Морг располагался в глубоком подвале, прямо под больницей. Основным его предназначением было хранение лекарств, склянки, баночки и кувшинчики, с которыми аккуратными рядами стояли на развешанных вдоль стен полках. Середину занимало длинное и узкое ложе. Сейчас на нем лежало тело куртизанки, укрытое до подбородка дешевым темным плащом. Ее руки были вытянуты вдоль туловища, а глаза прикрыты двумя монетками. Труп уже успел окоченеть и, в колеблющемся свете лампы лицо покойной выглядело, словно страшная театральная маска.
Иосиф решительно откинул плащ. Темная полоса от стянувшего шею пояса резко и грубо выделялась на бледной коже, покрытой многочисленными кровоподтеками. Врач снял монетки и аккуратно положил на край стола. Потом приподнял голову и со все возрастающим удивлением изучил заднюю сторону шеи. То, что он увидел, заставило его на миг задуматься. Иудей оттянул веки и заглянул в глаза куртизанки.
Неудивительно, что врач Лоллия, имевший дело в лучшем случае с синяками и ссадинами, не заметил странности, которая была очевидной для всякого, кому доводилось иметь дело с жертвами удушения.
– Что-то не так? – ревниво поинтересовался Тимон.
– Ее душили спереди.
Тимон машинально наклонился, вглядываясь в то место, на которое указывал ему иудей. Темная полоса, располагавшаяся чуть ниже подбородка, ровно посередине шеи, действительно была значительно толще и ярче. Собственно, Тимону не было нужды ее рассматривать, поскольку он сам снимал пояс с шеи убитой.
– Ну да, – неуверенно согласился он. – По крайней мере, узел был здесь. А какая разница?
Иосиф набросил плащ на тело, потом, поколебавшись, вернул на место монеты.
– Петлю обычно набрасывают сзади. Не очень-то удобно душить человека стоя к нему лицом.
– Конечно, сзади, как бы сказать, было бы удобнее. То есть, я так предполагаю. – Грек все еще не понимал, что имеет в виду коллега. – Но ведь узел был затянут спереди.
– Не сомневаюсь, что это было именно так.
– Тогда что тебя смущает?
– Расположение узла, расширенные зрачки, и отсутствие следов борьбы, – ответил Иосиф и видя, что Тимон все еще не понял, пояснил. – Если человек спит, без сознания или уже мёртв, все равно как затягивать узел.

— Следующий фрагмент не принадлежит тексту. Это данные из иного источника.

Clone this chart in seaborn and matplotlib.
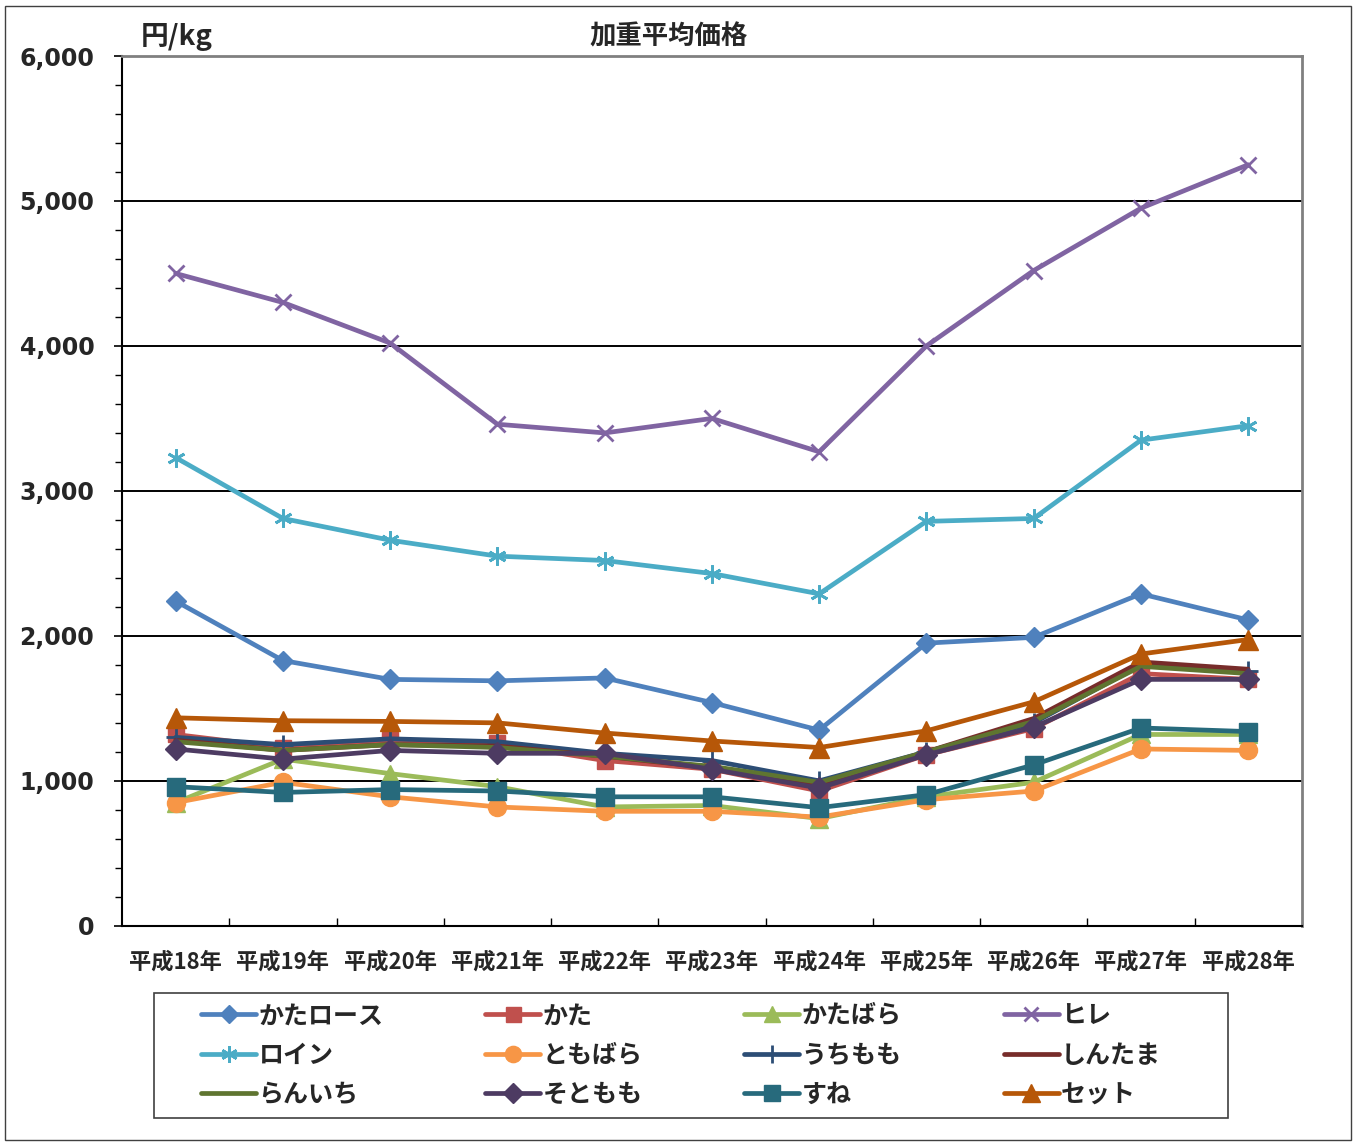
import numpy as np
import pandas as pd
import matplotlib
matplotlib.use("Agg")
import matplotlib.pyplot as plt
from matplotlib.patches import Rectangle
from matplotlib.ticker import MultipleLocator, FuncFormatter
import seaborn as sns

sns.set_theme(style="white")
plt.rcParams['font.family'] = ['Noto Sans CJK JP', 'DejaVu Sans']

years = ["平成18年", "平成19年", "平成20年", "平成21年", "平成22年", "平成23年",
         "平成24年", "平成25年", "平成26年", "平成27年", "平成28年"]

kata_loin = [2240, 1830, 1700, 1690, 1710, 1540, 1350, 1950, 1990, 2290, 2110]
kata = [1320, 1230, 1280, 1260, 1140, 1080, 930, 1180, 1360, 1740, 1700]
katabara = [850, 1150, 1050, 960, 820, 830, 740, 890, 990, 1320, 1320]
hire = [4500, 4300, 4020, 3460, 3400, 3500, 3270, 4000, 4520, 4950, 5250]
loin = [3230, 2810, 2660, 2550, 2520, 2430, 2290, 2790, 2810, 3350, 3450]
tomobara = [850, 990, 890, 820, 790, 790, 750, 870, 930, 1220, 1210]
uchimomo = [1300, 1250, 1290, 1270, 1190, 1140, 1000, 1200, 1400, 1800, 1760]
shintama = [1280, 1210, 1250, 1240, 1170, 1090, 970, 1200, 1430, 1820, 1770]
ranichi = [1270, 1210, 1250, 1230, 1170, 1100, 990, 1200, 1410, 1790, 1740]
sotomomo = [1220, 1150, 1210, 1190, 1190, 1080, 950, 1180, 1370, 1700, 1700]
sune = [960, 920, 940, 930, 890, 890, 815, 905, 1110, 1365, 1340]
setto = [1435, 1415, 1410, 1400, 1330, 1275, 1230, 1345, 1545, 1875, 1975]

series_names = ["かたロース", "かた", "かたばら", "ヒレ", "ロイン", "ともばら",
                "うちもも", "しんたま", "らんいち", "そともも", "すね", "セット"]
series_values = [kata_loin, kata, katabara, hire, loin, tomobara,
                 uchimomo, shintama, ranichi, sotomomo, sune, setto]
colors = ["#4F81BD", "#C0504D", "#9BBB59", "#8064A2", "#4BACC6", "#F79646",
          "#2C4D75", "#772C2A", "#5F7530", "#4D3B62", "#276A7C", "#B65708"]
markers = ["D", "s", "^", "x", (6, 2, 0), "o", "+", None, None, "D", "s", "^"]
msizes = [10, 12, 13, 11, 13, 13, 14, 0, 0, 11, 13, 14]

fig = plt.figure(figsize=(13.56, 11.43), dpi=100)
ax = fig.add_axes([0.09, 0.19, 0.87, 0.761])

df = pd.DataFrame({"年": years})
for name, vals in zip(series_names, series_values):
    df[name] = vals

for name, c, m, ms in zip(series_names, colors, markers, msizes):
    kw = {}
    if m is not None:
        kw = dict(marker=m, markersize=ms, markeredgecolor=c, markerfacecolor=c,
                  markeredgewidth=2 if m in ("x", "+") or isinstance(m, tuple) else 1)
    sns.lineplot(data=df, x="年", y=name, ax=ax, color=c, linewidth=3.4,
                 label=name, sort=False, **kw)

ax.set_xlim(-0.5, len(years) - 0.5)
ax.set_ylim(0, 6000)
ax.yaxis.set_major_locator(MultipleLocator(1000))
ax.yaxis.set_minor_locator(MultipleLocator(200))
ax.yaxis.set_major_formatter(FuncFormatter(lambda v, p: f"{int(v):,}"))
ax.grid(axis="y", which="major", color="black", linewidth=1.4)
ax.set_axisbelow(True)

ax.tick_params(axis="y", which="major", direction="out", length=6, width=1.2,
               labelsize=17, pad=14, color="black", left=True)
ax.tick_params(axis="y", which="minor", direction="out", length=5, width=1.0,
               color="black", left=True)
for lab in ax.get_yticklabels():
    lab.set_family("DejaVu Sans")
    lab.set_fontweight("bold")
ax.set_xticks(np.arange(len(years)))
ax.set_xticklabels(years, fontsize=16, fontweight="bold")
ax.tick_params(axis="x", which="major", length=0, pad=18)
ax.set_xticks(np.arange(len(years) - 1) + 0.5, minor=True)
ax.tick_params(axis="x", which="minor", direction="in", length=6, width=1.0,
               color="black", bottom=True)
ax.set_xlabel("")
ax.set_ylabel("")

for side in ("top", "right"):
    ax.spines[side].set_color("#808080")
    ax.spines[side].set_linewidth(2)
for side in ("left", "bottom"):
    ax.spines[side].set_color("black")
    ax.spines[side].set_linewidth(1.5)

fig.text(0.104, 0.968, "円/kg", fontsize=20, fontweight="bold", ha="left", va="center")
fig.text(0.493, 0.968, "加重平均価格", fontsize=19, fontweight="bold", ha="center", va="center")

handles, labels = ax.get_legend_handles_labels()
ax.get_legend().remove()
order = [i for col in range(4) for i in (col, col + 4, col + 8)]
leg = fig.legend([handles[i] for i in order], [labels[i] for i in order],
                 ncol=4, loc="center", mode="expand",
                 bbox_to_anchor=(181 / 1356, 0.0219, 1000 / 1356, 0.109),
                 frameon=False,
                 prop={"size": 18, "weight": "bold", "family": ["Noto Sans CJK JP", "DejaVu Sans"]},
                 handlelength=2.2, handletextpad=0.1, borderpad=0.3, labelspacing=0.62,
                 markerscale=0.9)

fig.patches.append(Rectangle((154 / 1356, 1 - 1118 / 1143), 1074 / 1356, 125 / 1143,
                             transform=fig.transFigure, fill=False,
                             edgecolor="#404040", linewidth=1.2))
fig.patches.append(Rectangle((0.004, 0.003), 0.992, 0.992, transform=fig.transFigure,
                             fill=False, edgecolor="#404040", linewidth=1.0))

fig.savefig("out.png", dpi=100)
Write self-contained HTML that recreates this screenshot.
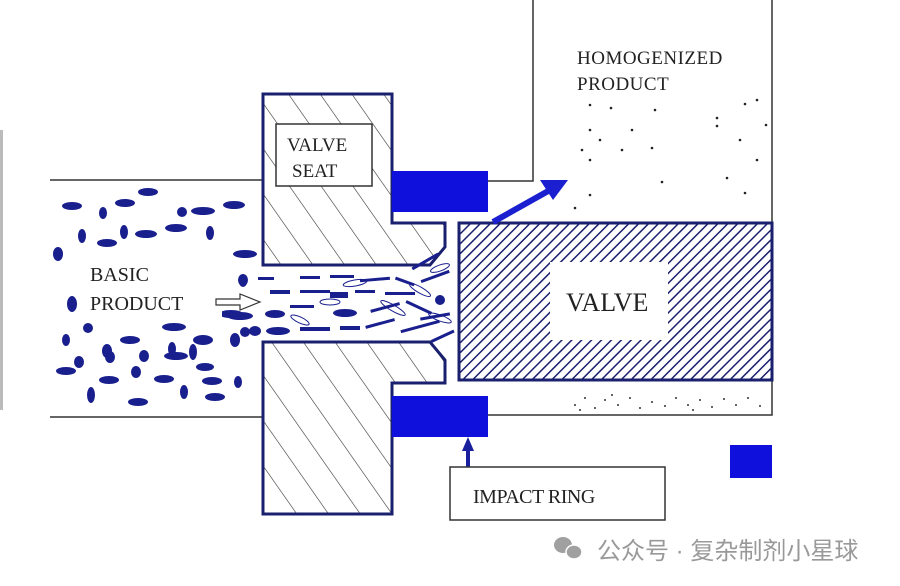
<!DOCTYPE html>
<html><head><meta charset="utf-8"><style>
html,body{margin:0;padding:0;background:#fff;}
svg{display:block;}
.t{font-family:"Liberation Serif",serif;fill:#222;}
</style></head><body>
<svg width="900" height="586" viewBox="0 0 900 586" xmlns="http://www.w3.org/2000/svg">
<defs>
<pattern id="h1" patternUnits="userSpaceOnUse" width="26" height="26" patternTransform="rotate(-35)">
<line x1="0" y1="0" x2="0" y2="26" stroke="#333" stroke-width="1.2"/></pattern>
<pattern id="h2" patternUnits="userSpaceOnUse" width="7" height="7" patternTransform="rotate(45)">
<line x1="0" y1="0" x2="0" y2="7" stroke="#1a1f6e" stroke-width="3"/></pattern>
</defs>
<rect x="0" y="130" width="3" height="280" fill="#bbb"/>
<line x1="50" y1="180" x2="263" y2="180" stroke="#333" stroke-width="1.5"/>
<line x1="50" y1="417" x2="263" y2="417" stroke="#333" stroke-width="1.5"/>
<polyline points="533,0 533,181 488,181" fill="none" stroke="#333" stroke-width="1.5"/>
<line x1="772" y1="0" x2="772" y2="222" stroke="#333" stroke-width="1.5"/>
<polyline points="488,415 772,415 772,380" fill="none" stroke="#333" stroke-width="1.5"/>
<path d="M263,94 H392 V223 H445 V247 L430,265 H263 Z" fill="url(#h1)" stroke="#1a1f6e" stroke-width="3"/>
<path d="M263,342 H430 L445,360 V383 H392 V514 H263 Z" fill="url(#h1)" stroke="#1a1f6e" stroke-width="3"/>
<rect x="276" y="124" width="96" height="62" fill="#fff" stroke="#333" stroke-width="1.5"/>
<text class="t" x="287" y="151" font-size="19">VALVE</text>
<text class="t" x="292" y="177" font-size="19">SEAT</text>
<rect x="392" y="171" width="96" height="41" fill="#1010dd"/>
<rect x="392" y="396" width="96" height="41" fill="#1010dd"/>
<rect x="730" y="445" width="42" height="33" fill="#1010dd"/>
<rect x="459" y="223" width="313" height="157" fill="url(#h2)" stroke="#1a1f6e" stroke-width="3"/>
<rect x="550" y="262" width="118" height="78" fill="#fff"/>
<text class="t" x="566" y="311" font-size="26">VALVE</text>
<line x1="493" y1="222" x2="550" y2="190" stroke="#1a1fd0" stroke-width="6"/>
<polygon points="568,180 540,180 553,200" fill="#1a1fd0"/>
<line x1="468" y1="467" x2="468" y2="448" stroke="#1a1f9e" stroke-width="4"/>
<polygon points="468,437 462,451 474,451" fill="#1a1f9e"/>
<rect x="450" y="467" width="215" height="53" fill="#fff" stroke="#333" stroke-width="1.5"/>
<text class="t" x="473" y="503" font-size="20" letter-spacing="-0.5">IMPACT RING</text>
<text class="t" x="577" y="64" font-size="19" letter-spacing="0.5">HOMOGENIZED</text>
<text class="t" x="577" y="90" font-size="19" letter-spacing="0.5">PRODUCT</text>
<g fill="#222">
<circle cx="590" cy="105" r="1.3"/><circle cx="611" cy="108" r="1.3"/><circle cx="655" cy="110" r="1.3"/><circle cx="745" cy="104" r="1.3"/><circle cx="757" cy="100" r="1.3"/>
<circle cx="717" cy="118" r="1.3"/><circle cx="717" cy="126" r="1.3"/><circle cx="590" cy="130" r="1.3"/><circle cx="632" cy="130" r="1.3"/><circle cx="766" cy="125" r="1.3"/>
<circle cx="600" cy="140" r="1.3"/><circle cx="582" cy="150" r="1.3"/><circle cx="622" cy="150" r="1.3"/><circle cx="652" cy="148" r="1.3"/><circle cx="740" cy="140" r="1.3"/>
<circle cx="590" cy="160" r="1.3"/><circle cx="757" cy="160" r="1.3"/><circle cx="662" cy="182" r="1.3"/><circle cx="727" cy="178" r="1.3"/><circle cx="590" cy="195" r="1.3"/><circle cx="575" cy="208" r="1.3"/><circle cx="745" cy="193" r="1.3"/>
</g>
<g fill="#333">
<circle cx="575" cy="405" r="1"/><circle cx="585" cy="398" r="1"/><circle cx="595" cy="408" r="1"/><circle cx="605" cy="400" r="1"/><circle cx="618" cy="405" r="1"/><circle cx="630" cy="398" r="1"/><circle cx="640" cy="408" r="1"/><circle cx="652" cy="402" r="1"/><circle cx="665" cy="406" r="1"/><circle cx="676" cy="398" r="1"/><circle cx="688" cy="405" r="1"/><circle cx="700" cy="400" r="1"/><circle cx="712" cy="407" r="1"/><circle cx="724" cy="399" r="1"/><circle cx="736" cy="405" r="1"/><circle cx="748" cy="398" r="1"/><circle cx="760" cy="406" r="1"/><circle cx="580" cy="410" r="1"/><circle cx="612" cy="395" r="1"/><circle cx="693" cy="410" r="1"/>
</g>
<g fill="#1a1f8e">
<ellipse cx="148" cy="192" rx="10" ry="4"/><ellipse cx="72" cy="206" rx="10" ry="4"/><ellipse cx="125" cy="203" rx="10" ry="4"/><ellipse cx="103" cy="213" rx="4" ry="6"/><ellipse cx="182" cy="212" rx="5" ry="5"/><ellipse cx="203" cy="211" rx="12" ry="4"/><ellipse cx="234" cy="205" rx="11" ry="4"/>
<ellipse cx="82" cy="236" rx="4" ry="7"/><ellipse cx="124" cy="232" rx="4" ry="7"/><ellipse cx="146" cy="234" rx="11" ry="4"/><ellipse cx="176" cy="228" rx="11" ry="4"/><ellipse cx="210" cy="233" rx="4" ry="7"/><ellipse cx="107" cy="243" rx="10" ry="4"/><ellipse cx="58" cy="254" rx="5" ry="7"/><ellipse cx="245" cy="254" rx="12" ry="4"/>
<ellipse cx="72" cy="304" rx="5" ry="8"/><ellipse cx="243" cy="280" rx="5" ry="6"/><ellipse cx="231" cy="314" rx="12" ry="4"/><ellipse cx="245" cy="332" rx="5" ry="5"/>
<ellipse cx="88" cy="328" rx="5" ry="5"/><ellipse cx="174" cy="327" rx="12" ry="4"/><ellipse cx="130" cy="340" rx="10" ry="4"/><ellipse cx="107" cy="351" rx="5" ry="7"/><ellipse cx="172" cy="349" rx="4" ry="7"/><ellipse cx="203" cy="340" rx="10" ry="5"/><ellipse cx="235" cy="340" rx="5" ry="7"/>
<ellipse cx="66" cy="340" rx="4" ry="6"/><ellipse cx="79" cy="362" rx="5" ry="6"/><ellipse cx="110" cy="357" rx="5" ry="6"/><ellipse cx="144" cy="356" rx="5" ry="6"/><ellipse cx="176" cy="356" rx="12" ry="4"/><ellipse cx="193" cy="352" rx="4" ry="8"/>
<ellipse cx="66" cy="371" rx="10" ry="4"/><ellipse cx="109" cy="380" rx="10" ry="4"/><ellipse cx="136" cy="372" rx="5" ry="6"/><ellipse cx="164" cy="379" rx="10" ry="4"/><ellipse cx="212" cy="381" rx="10" ry="4"/><ellipse cx="238" cy="382" rx="4" ry="6"/><ellipse cx="205" cy="367" rx="9" ry="4"/>
<ellipse cx="91" cy="395" rx="4" ry="8"/><ellipse cx="138" cy="402" rx="10" ry="4"/><ellipse cx="184" cy="392" rx="4" ry="7"/><ellipse cx="215" cy="397" rx="10" ry="4"/>
</g>
<g fill="#1a1f8e">
<ellipse cx="243" cy="282" rx="4" ry="5"/><rect x="258" y="277" width="16" height="3"/><rect x="300" y="276" width="20" height="3"/><rect x="330" y="275" width="24" height="3"/><rect x="360" y="278" width="30" height="3" transform="rotate(-5 375 280)"/><rect x="395" y="280" width="20" height="3" transform="rotate(20 405 281)"/>
<rect x="270" y="290" width="20" height="4"/><rect x="300" y="290" width="30" height="3"/><rect x="330" y="292" width="18" height="6"/><rect x="355" y="290" width="20" height="3"/><rect x="385" y="292" width="30" height="3"/>
<ellipse cx="240" cy="316" rx="13" ry="4"/><ellipse cx="275" cy="314" rx="10" ry="4"/><rect x="290" y="305" width="24" height="3"/><ellipse cx="345" cy="313" rx="12" ry="4"/><rect x="370" y="306" width="30" height="3" transform="rotate(-15 385 307)"/><rect x="405" y="306" width="28" height="3" transform="rotate(25 419 307)"/>
<ellipse cx="255" cy="331" rx="6" ry="5"/><ellipse cx="278" cy="331" rx="12" ry="4"/><rect x="300" y="327" width="30" height="4"/><rect x="340" y="326" width="20" height="4"/><rect x="365" y="322" width="30" height="3" transform="rotate(-15 380 323)"/><rect x="400" y="325" width="40" height="3" transform="rotate(-15 420 326)"/>
<rect x="410" y="260" width="30" height="3" transform="rotate(-30 425 261)"/><rect x="420" y="275" width="30" height="3" transform="rotate(-20 435 276)"/><ellipse cx="440" cy="300" rx="5" ry="5"/><rect x="420" y="315" width="30" height="3" transform="rotate(-10 435 316)"/><rect x="430" y="335" width="25" height="3" transform="rotate(-25 442 336)"/>
</g>
<g fill="none" stroke="#1a1f8e" stroke-width="1">
<ellipse cx="355" cy="283" rx="12" ry="3" transform="rotate(-10 355 283)"/><ellipse cx="393" cy="308" rx="14" ry="3" transform="rotate(30 393 308)"/><ellipse cx="420" cy="290" rx="12" ry="3" transform="rotate(30 420 290)"/><ellipse cx="440" cy="318" rx="12" ry="3" transform="rotate(20 440 318)"/><ellipse cx="300" cy="320" rx="10" ry="3" transform="rotate(25 300 320)"/><ellipse cx="330" cy="302" rx="10" ry="3"/><ellipse cx="440" cy="268" rx="10" ry="3" transform="rotate(-20 440 268)"/>
</g>
<rect x="82" y="255" width="140" height="62" fill="#fff"/>
<text class="t" x="90" y="281" font-size="20">BASIC</text>
<text class="t" x="90" y="310" font-size="20">PRODUCT</text>
<polygon points="216,299 240,299 240,294 260,302 240,310 240,305 216,305" fill="#fff" stroke="#333" stroke-width="1.2"/>
<g fill="#a0a0a0">
<ellipse cx="563" cy="545" rx="9" ry="8"/><ellipse cx="574" cy="552" rx="8" ry="7" stroke="#fff" stroke-width="1.5"/>
</g>
<text x="597" y="559" font-size="24" fill="#999" font-family="'Liberation Sans','Noto Sans CJK SC',sans-serif">公众号 · 复杂制剂小星球</text>
</svg>
</body></html>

После этих слов грек, наконец, сообразил, в чем дело.
– Благой Асклепий! Ее опоили! Ты проверял ее глаза и увидел расширенные зрачки. Ей дали маковый раствор и душили уже спящей!
Иосиф кивнул. Тимон в молчаливом восторге развел руками. Все же, не смотря на самодовольство и приверженность к неверным методам лечения он был не дурным человек. По крайней мере не стеснялся признавать ошибки и был способен видеть чужое превосходство.
*****
Выходившая в коридор комната предназначалась для посетителей, которые дожидались приема. Нижняя половина стен полыхала охрой, верхняя сияла белизной. Небольшой стол был задвинут в угол, а по его сторонам располагалось два простых кресла. На одном из них сгорбился Юний.